Goal
Scan the records below for the line containing "What Apache ECharts" and the line containing "const pieData = categories.map((name, i)". Copy both, plus every line between, exactly.
--- BEGIN Input material ---
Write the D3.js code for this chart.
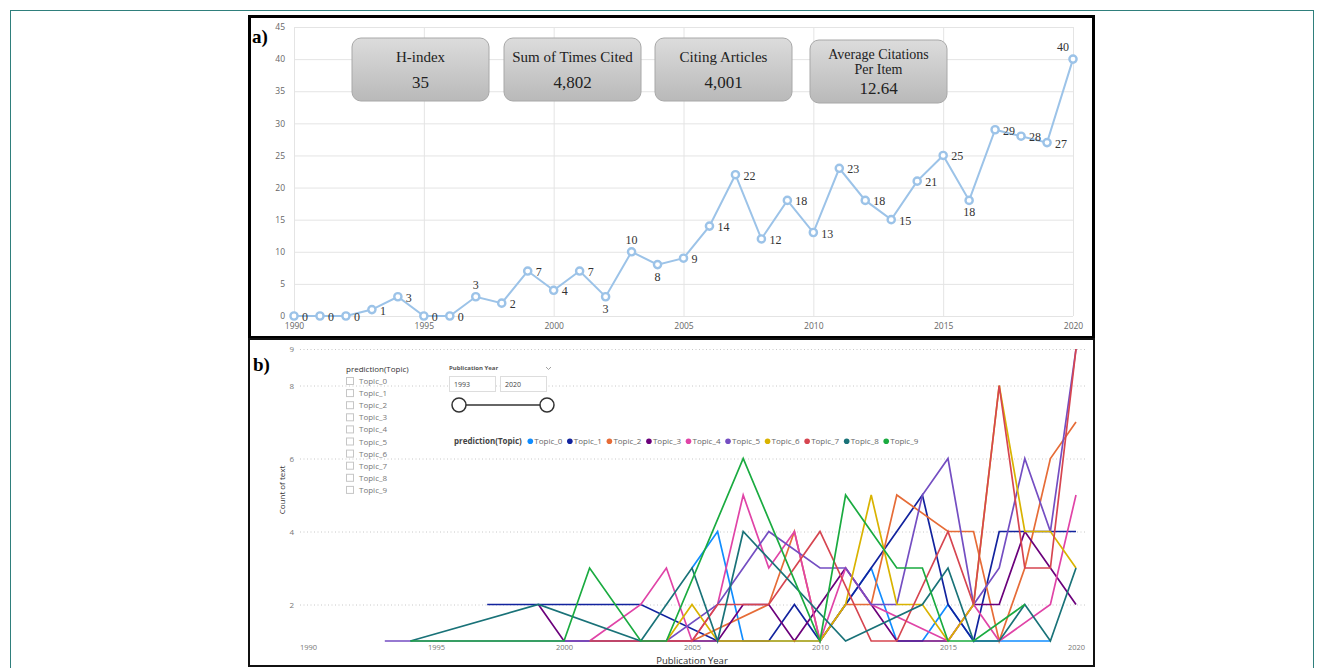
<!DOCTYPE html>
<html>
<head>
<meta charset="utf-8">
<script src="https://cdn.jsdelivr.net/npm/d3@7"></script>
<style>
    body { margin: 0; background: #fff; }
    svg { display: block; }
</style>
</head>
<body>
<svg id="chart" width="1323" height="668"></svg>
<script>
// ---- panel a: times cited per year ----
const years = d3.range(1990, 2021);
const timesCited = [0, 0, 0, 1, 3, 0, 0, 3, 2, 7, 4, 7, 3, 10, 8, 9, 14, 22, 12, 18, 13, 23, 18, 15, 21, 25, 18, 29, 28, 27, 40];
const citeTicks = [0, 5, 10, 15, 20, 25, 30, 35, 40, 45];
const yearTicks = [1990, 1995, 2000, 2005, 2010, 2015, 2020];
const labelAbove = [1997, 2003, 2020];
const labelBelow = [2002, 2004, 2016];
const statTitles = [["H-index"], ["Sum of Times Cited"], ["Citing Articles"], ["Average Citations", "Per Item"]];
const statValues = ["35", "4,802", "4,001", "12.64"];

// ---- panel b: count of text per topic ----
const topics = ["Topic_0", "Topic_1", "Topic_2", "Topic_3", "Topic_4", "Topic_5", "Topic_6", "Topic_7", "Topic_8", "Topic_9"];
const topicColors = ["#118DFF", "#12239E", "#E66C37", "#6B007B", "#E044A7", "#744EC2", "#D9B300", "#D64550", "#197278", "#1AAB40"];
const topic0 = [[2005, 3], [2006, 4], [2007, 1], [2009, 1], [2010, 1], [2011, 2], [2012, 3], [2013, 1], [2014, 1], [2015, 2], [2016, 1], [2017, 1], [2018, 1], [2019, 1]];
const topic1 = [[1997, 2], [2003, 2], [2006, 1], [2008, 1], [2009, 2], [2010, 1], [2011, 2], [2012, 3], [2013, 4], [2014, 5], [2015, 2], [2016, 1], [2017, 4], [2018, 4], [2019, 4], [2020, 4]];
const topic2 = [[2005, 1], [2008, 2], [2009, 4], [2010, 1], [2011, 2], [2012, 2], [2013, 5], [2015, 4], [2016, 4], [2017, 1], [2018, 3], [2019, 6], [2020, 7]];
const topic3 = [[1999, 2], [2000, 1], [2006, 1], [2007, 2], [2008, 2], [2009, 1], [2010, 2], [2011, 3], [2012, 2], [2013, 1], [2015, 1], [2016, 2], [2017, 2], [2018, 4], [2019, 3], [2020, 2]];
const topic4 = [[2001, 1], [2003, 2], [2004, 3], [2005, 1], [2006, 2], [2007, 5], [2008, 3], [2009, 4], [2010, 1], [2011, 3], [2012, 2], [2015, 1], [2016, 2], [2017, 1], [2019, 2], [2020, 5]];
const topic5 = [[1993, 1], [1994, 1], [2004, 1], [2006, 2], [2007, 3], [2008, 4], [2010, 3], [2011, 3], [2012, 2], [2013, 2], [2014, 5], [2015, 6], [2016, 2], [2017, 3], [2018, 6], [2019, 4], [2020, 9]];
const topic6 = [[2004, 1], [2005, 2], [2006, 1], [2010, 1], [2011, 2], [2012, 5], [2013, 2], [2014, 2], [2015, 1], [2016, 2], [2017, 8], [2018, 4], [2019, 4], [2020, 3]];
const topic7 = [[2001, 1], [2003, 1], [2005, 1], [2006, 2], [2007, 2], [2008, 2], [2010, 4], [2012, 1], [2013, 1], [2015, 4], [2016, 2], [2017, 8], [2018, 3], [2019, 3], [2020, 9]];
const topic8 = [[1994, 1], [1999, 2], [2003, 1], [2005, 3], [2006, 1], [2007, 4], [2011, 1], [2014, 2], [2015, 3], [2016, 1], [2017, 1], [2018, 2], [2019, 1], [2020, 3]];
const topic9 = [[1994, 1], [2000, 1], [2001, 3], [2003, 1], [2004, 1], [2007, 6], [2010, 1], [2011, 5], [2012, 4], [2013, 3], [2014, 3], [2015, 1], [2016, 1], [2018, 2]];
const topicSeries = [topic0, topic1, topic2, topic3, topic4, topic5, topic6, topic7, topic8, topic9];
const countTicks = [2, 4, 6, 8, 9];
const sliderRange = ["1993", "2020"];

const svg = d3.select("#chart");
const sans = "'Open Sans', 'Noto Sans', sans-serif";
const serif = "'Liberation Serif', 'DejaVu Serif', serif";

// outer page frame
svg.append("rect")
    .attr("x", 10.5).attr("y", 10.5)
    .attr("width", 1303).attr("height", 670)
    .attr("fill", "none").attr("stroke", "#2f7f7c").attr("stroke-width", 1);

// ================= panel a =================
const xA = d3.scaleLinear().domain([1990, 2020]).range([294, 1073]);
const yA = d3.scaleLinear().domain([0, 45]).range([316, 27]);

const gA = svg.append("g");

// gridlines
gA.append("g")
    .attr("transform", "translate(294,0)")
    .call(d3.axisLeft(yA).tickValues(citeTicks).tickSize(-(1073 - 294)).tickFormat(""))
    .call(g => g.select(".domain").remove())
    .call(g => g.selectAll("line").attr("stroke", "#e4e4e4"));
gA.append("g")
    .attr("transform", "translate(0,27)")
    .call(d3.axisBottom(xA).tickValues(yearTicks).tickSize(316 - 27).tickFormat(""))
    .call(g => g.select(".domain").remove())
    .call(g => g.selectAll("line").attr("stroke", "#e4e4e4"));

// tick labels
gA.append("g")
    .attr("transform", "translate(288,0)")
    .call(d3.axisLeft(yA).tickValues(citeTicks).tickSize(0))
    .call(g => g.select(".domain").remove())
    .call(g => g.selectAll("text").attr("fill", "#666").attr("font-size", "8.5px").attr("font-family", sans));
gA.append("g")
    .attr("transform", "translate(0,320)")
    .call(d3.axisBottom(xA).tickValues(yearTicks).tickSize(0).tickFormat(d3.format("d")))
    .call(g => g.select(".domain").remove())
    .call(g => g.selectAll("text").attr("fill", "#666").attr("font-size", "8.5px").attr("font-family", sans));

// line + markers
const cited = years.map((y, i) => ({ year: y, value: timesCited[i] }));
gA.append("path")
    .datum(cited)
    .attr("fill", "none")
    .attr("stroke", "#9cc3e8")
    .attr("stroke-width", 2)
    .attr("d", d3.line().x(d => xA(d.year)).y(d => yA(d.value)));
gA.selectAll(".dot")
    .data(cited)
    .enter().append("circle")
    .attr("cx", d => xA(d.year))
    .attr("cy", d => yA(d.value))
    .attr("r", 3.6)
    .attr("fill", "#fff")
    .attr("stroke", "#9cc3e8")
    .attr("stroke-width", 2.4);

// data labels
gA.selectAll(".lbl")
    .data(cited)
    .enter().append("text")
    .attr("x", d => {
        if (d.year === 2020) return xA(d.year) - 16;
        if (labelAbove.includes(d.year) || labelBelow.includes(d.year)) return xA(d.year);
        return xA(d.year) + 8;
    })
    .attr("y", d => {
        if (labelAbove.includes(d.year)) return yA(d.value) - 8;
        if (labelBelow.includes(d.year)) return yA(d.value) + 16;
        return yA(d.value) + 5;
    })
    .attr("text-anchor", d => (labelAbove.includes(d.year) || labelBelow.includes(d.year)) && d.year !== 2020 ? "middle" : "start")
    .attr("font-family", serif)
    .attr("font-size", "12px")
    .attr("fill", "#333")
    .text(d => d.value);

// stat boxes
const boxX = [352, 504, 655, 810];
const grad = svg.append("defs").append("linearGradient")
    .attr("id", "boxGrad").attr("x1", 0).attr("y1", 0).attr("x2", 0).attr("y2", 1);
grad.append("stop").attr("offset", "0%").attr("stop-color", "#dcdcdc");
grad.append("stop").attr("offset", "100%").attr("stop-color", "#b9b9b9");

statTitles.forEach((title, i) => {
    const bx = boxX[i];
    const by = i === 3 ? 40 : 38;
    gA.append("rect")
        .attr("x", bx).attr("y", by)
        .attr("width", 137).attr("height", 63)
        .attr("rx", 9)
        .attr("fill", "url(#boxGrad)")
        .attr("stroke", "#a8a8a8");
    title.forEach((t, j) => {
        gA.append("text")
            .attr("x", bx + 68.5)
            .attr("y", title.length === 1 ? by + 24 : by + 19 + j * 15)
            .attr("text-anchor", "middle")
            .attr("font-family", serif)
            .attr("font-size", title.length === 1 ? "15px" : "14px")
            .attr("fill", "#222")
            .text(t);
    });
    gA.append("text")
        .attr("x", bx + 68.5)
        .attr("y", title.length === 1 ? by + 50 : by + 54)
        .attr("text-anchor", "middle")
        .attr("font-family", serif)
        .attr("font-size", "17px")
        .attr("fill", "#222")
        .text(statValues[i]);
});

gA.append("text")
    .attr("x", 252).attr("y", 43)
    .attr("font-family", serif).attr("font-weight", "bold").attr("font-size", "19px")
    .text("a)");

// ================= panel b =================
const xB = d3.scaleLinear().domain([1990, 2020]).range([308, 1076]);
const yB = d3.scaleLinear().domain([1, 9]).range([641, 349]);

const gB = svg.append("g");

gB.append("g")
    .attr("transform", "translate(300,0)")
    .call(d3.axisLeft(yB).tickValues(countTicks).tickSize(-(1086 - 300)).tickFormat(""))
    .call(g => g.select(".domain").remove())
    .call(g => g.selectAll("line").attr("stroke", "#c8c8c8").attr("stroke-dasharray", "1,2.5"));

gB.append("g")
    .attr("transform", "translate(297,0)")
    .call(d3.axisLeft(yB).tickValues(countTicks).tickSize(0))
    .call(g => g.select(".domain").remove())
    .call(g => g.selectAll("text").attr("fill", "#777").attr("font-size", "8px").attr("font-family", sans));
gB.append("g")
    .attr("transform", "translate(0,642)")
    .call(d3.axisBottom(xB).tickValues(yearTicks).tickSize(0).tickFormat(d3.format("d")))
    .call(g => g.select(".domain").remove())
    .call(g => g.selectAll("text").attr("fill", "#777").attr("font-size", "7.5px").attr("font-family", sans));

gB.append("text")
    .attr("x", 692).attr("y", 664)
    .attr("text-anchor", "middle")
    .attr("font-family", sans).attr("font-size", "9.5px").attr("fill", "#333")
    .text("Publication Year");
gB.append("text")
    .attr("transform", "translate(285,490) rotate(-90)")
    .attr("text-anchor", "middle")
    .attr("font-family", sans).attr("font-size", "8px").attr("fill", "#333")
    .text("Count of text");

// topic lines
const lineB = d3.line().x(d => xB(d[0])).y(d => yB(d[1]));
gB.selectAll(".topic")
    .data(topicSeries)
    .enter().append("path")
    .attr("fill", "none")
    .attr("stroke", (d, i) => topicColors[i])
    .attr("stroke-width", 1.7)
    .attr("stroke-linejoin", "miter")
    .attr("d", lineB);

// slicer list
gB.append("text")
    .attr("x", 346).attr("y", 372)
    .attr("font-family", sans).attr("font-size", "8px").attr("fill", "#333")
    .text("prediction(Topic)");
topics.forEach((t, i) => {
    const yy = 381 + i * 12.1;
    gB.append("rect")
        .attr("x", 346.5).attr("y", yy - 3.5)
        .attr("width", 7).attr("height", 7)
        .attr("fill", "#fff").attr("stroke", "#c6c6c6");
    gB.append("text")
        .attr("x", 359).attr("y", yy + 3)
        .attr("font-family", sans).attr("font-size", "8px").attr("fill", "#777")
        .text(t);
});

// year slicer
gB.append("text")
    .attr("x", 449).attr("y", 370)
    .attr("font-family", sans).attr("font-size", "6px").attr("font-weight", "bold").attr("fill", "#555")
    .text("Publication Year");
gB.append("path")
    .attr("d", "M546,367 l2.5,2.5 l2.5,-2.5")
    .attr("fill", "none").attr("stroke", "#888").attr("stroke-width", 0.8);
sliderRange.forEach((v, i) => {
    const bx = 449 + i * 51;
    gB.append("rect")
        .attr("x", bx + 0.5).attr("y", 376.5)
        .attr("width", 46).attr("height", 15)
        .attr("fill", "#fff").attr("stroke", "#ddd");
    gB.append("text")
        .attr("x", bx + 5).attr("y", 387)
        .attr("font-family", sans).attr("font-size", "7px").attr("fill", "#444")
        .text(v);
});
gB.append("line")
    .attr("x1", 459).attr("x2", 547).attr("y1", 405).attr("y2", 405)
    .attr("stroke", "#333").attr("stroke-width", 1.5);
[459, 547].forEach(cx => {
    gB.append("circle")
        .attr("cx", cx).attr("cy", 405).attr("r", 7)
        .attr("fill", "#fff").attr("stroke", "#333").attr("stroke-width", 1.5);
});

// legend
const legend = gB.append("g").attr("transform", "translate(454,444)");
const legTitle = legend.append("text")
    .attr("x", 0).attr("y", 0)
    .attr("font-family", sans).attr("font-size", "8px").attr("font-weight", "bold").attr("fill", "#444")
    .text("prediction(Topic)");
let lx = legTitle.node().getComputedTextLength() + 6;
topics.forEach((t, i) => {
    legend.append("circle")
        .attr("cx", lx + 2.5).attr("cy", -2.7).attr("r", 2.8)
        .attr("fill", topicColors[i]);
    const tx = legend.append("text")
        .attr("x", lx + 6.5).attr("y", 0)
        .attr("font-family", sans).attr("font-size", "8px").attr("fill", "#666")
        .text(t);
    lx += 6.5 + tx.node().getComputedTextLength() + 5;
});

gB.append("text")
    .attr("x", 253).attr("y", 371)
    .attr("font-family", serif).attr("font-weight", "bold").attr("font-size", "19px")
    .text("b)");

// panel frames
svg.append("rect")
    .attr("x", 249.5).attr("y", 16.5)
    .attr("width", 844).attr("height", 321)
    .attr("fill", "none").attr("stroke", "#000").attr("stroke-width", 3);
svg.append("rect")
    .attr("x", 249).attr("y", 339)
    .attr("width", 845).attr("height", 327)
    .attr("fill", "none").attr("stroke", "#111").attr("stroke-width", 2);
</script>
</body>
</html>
--- END Input material ---
--- BEGIN Input material ---
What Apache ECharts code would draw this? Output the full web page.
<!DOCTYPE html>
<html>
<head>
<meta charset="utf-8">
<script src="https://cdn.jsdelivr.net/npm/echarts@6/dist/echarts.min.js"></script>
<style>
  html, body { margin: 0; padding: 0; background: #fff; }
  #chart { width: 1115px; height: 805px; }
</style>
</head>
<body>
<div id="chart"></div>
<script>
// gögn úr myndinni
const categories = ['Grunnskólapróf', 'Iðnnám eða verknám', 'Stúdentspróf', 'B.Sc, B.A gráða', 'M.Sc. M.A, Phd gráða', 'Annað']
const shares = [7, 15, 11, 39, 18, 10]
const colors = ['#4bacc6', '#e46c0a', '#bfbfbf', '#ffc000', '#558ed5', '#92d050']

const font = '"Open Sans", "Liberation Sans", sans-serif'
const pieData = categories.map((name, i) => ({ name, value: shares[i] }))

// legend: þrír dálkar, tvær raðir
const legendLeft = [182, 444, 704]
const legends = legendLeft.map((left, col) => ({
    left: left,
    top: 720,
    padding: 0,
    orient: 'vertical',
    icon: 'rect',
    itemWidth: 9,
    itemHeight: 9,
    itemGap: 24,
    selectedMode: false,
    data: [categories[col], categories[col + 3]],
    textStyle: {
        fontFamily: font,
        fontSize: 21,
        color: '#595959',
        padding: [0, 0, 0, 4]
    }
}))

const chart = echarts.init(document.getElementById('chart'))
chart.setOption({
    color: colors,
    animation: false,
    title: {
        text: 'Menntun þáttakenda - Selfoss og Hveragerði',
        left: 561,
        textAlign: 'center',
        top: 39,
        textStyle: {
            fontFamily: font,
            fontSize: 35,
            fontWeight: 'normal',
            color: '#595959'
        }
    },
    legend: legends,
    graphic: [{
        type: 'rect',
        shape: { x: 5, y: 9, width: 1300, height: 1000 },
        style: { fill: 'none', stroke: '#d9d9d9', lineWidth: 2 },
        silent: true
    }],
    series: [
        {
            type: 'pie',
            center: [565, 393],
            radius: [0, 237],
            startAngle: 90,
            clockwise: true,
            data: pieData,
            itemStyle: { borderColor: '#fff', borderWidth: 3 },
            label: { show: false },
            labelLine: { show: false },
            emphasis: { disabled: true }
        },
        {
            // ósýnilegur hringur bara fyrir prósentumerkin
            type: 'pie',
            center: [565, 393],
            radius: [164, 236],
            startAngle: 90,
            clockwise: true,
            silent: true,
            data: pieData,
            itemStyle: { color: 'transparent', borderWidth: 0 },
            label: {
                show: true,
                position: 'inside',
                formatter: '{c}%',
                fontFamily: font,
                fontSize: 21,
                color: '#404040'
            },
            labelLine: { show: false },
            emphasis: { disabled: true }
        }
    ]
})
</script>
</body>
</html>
--- END Input material ---
--- BEGIN Input material ---
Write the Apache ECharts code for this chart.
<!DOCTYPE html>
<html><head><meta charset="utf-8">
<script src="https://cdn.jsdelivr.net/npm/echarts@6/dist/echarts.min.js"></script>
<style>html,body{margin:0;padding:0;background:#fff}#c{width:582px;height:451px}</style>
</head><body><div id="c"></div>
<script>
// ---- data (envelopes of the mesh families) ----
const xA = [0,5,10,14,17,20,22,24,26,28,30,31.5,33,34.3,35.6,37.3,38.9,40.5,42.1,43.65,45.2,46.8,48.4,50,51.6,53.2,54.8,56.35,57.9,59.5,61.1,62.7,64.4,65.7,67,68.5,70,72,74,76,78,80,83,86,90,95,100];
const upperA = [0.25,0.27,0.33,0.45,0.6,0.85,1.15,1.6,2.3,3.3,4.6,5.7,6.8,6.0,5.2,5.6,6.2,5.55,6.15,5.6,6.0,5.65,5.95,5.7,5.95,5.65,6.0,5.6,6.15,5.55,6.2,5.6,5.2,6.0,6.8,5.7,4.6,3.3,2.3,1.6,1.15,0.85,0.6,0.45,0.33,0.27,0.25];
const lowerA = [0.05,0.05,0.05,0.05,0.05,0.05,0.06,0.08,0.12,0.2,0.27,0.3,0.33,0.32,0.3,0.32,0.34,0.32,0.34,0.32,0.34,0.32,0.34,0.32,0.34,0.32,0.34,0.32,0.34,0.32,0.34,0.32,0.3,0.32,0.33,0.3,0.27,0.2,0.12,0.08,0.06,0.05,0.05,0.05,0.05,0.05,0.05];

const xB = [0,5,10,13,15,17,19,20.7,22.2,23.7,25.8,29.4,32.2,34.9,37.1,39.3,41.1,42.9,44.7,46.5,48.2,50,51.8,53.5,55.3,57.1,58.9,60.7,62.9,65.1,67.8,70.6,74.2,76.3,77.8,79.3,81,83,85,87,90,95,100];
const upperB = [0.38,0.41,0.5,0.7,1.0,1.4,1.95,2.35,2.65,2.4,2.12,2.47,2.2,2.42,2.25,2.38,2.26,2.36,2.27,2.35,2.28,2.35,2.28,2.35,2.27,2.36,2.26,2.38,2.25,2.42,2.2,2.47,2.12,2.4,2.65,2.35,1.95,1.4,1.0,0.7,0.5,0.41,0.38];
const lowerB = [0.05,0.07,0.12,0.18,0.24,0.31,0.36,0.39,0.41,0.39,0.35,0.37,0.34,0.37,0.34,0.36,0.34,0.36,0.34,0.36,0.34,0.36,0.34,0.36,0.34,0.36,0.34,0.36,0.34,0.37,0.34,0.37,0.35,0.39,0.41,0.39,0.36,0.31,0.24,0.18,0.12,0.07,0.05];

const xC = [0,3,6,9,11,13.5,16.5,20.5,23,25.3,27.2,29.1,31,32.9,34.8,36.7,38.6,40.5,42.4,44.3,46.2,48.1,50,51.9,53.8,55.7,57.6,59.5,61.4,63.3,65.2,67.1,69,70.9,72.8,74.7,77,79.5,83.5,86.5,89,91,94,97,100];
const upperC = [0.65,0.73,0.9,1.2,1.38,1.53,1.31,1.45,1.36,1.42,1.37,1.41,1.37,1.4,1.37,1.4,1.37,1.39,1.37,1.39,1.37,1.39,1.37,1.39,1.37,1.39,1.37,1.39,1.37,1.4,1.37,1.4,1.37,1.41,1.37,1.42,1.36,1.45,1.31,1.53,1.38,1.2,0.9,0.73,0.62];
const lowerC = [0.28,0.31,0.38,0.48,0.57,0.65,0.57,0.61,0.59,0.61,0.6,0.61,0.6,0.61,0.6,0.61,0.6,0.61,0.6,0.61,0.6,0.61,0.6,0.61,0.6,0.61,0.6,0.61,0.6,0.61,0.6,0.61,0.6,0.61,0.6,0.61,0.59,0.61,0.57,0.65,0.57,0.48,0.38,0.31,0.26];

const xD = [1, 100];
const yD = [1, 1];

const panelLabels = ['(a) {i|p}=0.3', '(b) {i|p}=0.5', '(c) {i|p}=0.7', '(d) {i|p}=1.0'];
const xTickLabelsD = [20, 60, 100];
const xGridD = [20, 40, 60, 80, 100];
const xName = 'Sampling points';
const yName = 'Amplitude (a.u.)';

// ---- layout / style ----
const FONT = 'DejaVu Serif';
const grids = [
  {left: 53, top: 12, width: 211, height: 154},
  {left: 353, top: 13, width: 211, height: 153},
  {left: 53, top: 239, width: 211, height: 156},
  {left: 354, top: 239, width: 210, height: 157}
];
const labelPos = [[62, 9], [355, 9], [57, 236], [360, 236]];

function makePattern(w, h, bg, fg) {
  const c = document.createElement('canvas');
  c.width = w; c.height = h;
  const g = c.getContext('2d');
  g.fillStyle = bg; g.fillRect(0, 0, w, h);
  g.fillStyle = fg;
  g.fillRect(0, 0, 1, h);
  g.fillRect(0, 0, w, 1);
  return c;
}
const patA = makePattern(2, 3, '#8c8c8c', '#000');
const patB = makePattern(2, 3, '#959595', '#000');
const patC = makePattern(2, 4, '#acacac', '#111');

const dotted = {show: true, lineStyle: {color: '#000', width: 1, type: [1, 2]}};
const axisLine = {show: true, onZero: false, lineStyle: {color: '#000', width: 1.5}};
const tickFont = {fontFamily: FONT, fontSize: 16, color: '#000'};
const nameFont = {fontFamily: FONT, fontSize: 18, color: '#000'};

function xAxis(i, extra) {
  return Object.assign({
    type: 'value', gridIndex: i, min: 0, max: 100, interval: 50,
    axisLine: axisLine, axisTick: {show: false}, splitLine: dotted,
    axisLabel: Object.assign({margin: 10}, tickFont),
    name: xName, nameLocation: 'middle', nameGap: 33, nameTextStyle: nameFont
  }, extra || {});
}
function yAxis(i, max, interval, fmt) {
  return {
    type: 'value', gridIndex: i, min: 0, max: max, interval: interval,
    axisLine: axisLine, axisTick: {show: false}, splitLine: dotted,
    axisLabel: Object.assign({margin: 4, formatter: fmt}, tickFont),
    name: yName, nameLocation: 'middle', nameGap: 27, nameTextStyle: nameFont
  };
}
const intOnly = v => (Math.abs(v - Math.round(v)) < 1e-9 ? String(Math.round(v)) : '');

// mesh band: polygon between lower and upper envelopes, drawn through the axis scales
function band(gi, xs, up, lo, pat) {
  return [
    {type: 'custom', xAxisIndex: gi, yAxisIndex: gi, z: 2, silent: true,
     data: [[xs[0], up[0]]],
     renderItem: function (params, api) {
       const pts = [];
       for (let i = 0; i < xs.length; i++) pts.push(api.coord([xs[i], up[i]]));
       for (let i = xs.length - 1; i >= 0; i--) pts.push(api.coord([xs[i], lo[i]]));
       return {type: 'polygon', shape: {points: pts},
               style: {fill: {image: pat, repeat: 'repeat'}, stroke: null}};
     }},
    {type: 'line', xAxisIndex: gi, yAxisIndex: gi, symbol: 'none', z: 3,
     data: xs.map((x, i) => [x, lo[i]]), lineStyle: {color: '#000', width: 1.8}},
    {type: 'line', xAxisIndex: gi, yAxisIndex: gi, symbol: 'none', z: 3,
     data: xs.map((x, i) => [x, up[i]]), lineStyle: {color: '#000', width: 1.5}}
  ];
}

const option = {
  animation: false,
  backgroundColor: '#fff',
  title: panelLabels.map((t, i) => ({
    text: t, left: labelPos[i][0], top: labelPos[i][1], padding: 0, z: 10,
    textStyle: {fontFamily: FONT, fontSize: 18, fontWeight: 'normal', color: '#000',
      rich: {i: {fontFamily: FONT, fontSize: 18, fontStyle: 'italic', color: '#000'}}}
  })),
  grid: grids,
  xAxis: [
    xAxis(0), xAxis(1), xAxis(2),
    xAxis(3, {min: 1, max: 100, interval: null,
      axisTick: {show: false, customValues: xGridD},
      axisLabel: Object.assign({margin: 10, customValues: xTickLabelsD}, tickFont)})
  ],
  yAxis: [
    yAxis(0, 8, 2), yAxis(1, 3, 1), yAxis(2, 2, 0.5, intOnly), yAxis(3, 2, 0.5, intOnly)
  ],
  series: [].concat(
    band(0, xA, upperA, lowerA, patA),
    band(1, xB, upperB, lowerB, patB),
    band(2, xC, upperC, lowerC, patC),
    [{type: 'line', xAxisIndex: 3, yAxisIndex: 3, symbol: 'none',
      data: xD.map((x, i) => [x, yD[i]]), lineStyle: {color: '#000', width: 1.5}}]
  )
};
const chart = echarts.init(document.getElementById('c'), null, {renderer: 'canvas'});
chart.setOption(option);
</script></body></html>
--- END Input material ---
Task answer
What Apache ECharts code would draw this? Output the full web page.
<!DOCTYPE html>
<html>
<head>
<meta charset="utf-8">
<script src="https://cdn.jsdelivr.net/npm/echarts@6/dist/echarts.min.js"></script>
<style>
  html, body { margin: 0; padding: 0; background: #fff; }
  #chart { width: 1115px; height: 805px; }
</style>
</head>
<body>
<div id="chart"></div>
<script>
// gögn úr myndinni
const categories = ['Grunnskólapróf', 'Iðnnám eða verknám', 'Stúdentspróf', 'B.Sc, B.A gráða', 'M.Sc. M.A, Phd gráða', 'Annað']
const shares = [7, 15, 11, 39, 18, 10]
const colors = ['#4bacc6', '#e46c0a', '#bfbfbf', '#ffc000', '#558ed5', '#92d050']

const font = '"Open Sans", "Liberation Sans", sans-serif'
const pieData = categories.map((name, i) => ({ name, value: shares[i] }))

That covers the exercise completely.